Monsanto

Image Source: Wikimedia Commons

A historical review

Lucas Galand
News Editor


The Monsanto Fruit Company is one all of us are familiar with, or rather we are familiar with the brands that use their various products. From Kellogs to Pepsi, from Nestle to Pringles, almost every major processed food producer is a client of Monsanto. Despite this, very few of us are actually aware of what Monsanto represents.

Let’s start at the Vietnam War. During this conflict, the United States used a defoliant known as Agent Orange to clear the jungle. Of the 4 million individuals exposed to it during the war, 3 million have developed illnesses, including higher rates of cancer, especially leukemia.

The environmental effects were disastrous, leading to a rapid drop in biodiversity. Monsanto has been sued several times as a result, by citizens of both the United States and Vietnam.

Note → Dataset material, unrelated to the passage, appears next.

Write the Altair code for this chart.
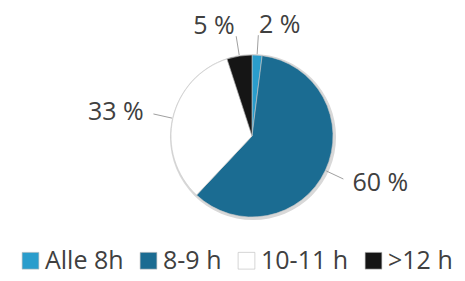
import altair as alt
import pandas as pd

categories = ["Alle 8h", "8-9 h", "10-11 h", ">12 h"]
values = [2, 60, 33, 5]
labels = ["2 %", "60 %", "33 %", "5 %"]
colors = ["#2a9dcc", "#1b6c92", "#ffffff", "#151515"]

df = pd.DataFrame({
    "cat": categories,
    "value": values,
    "label": labels,
    "order": list(range(len(categories))),
})

CX, CY, R = 244, 128, 81
FONT = "Open Sans"
TXT = "#404040"

base = alt.Chart(df)

shadow = alt.Chart(pd.DataFrame({"a": [1]})).mark_arc(
    color="#d8d8d8", outerRadius=R + 2
).encode(x=alt.value(CX + 1), y=alt.value(CY + 1))

pie = base.mark_arc(outerRadius=R, stroke="#c8c8c8", strokeWidth=0.6).encode(
    theta=alt.Theta("value:Q", stack=True),
    order=alt.Order("order:Q"),
    color=alt.Color(
        "cat:N",
        scale=alt.Scale(domain=categories, range=colors),
        sort=categories,
        legend=alt.Legend(
            title=None,
            orient="none",
            direction="horizontal",
            legendX=10,
            legendY=240,
            labelFont=FONT,
            labelFontSize=25,
            labelColor=TXT,
            symbolType="square",
            symbolSize=280,
            symbolStrokeColor="#bbbbbb",
            symbolStrokeWidth=0.6,
            columnPadding=12,
            labelOffset=2,
            labelLimit=200,
        ),
    ),
    x=alt.value(CX),
    y=alt.value(CY),
)

geo = base.transform_window(
    cum="sum(value)", sort=[alt.SortField("order")], frame=[None, 0]
).transform_joinaggregate(total="sum(value)").transform_calculate(
    mid="(datum.cum - datum.value/2)/datum.total*2*PI",
).transform_calculate(
    sx="sin(datum.mid)", sy="-cos(datum.mid)",
).transform_calculate(
    x1=f"{CX} + {R + 1}*datum.sx",
    y1=f"{CY} + {R + 1}*datum.sy",
    x2=f"{CX} + {R + 20}*datum.sx",
    y2=f"{CY} + {R + 20}*datum.sy",
    lx=f"{CX} + {R + 30}*datum.sx",
    ly=f"{CY} + {R + 30}*datum.sy",
    right="datum.sx >= 0",
)

rules = geo.mark_rule(color="#a0a0a0", strokeWidth=1).encode(
    x=alt.X("x1:Q", scale=None),
    y=alt.Y("y1:Q", scale=None),
    x2="x2:Q",
    y2="y2:Q",
)

text_right = geo.transform_filter("datum.right").mark_text(
    align="left", baseline="middle", font=FONT, fontSize=25, color=TXT
).encode(
    x=alt.X("lx:Q", scale=None),
    y=alt.Y("ly:Q", scale=None),
    text="label:N",
)

text_left = geo.transform_filter("!datum.right").mark_text(
    align="right", baseline="middle", font=FONT, fontSize=25, color=TXT
).encode(
    x=alt.X("lx:Q", scale=None),
    y=alt.Y("ly:Q", scale=None),
    text="label:N",
)

chart = alt.layer(shadow, pie, rules, text_right, text_left).properties(
    width=449, height=265, padding=0,
    autosize=alt.AutoSizeParams(type="none"),
).configure(background="white").configure_view(stroke=None)

chart.save("out.html", embed_options={"renderer": "svg", "actions": False})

From there, Monsanto moved into producing pesticides and food sweeteners. One of their pesticides, Roundup, was too effective and would harm the crops it was sprayed on. So, naturally, they genetically modified certain crops to be Roundup resistant, and then sold those too.

Roundup became a massive success, with sales quickly soaring. Since its release, it has been declared a carcinogen in California and in a mock trial run by judges from the Hague, Monsanto was found guilty of human rights violations.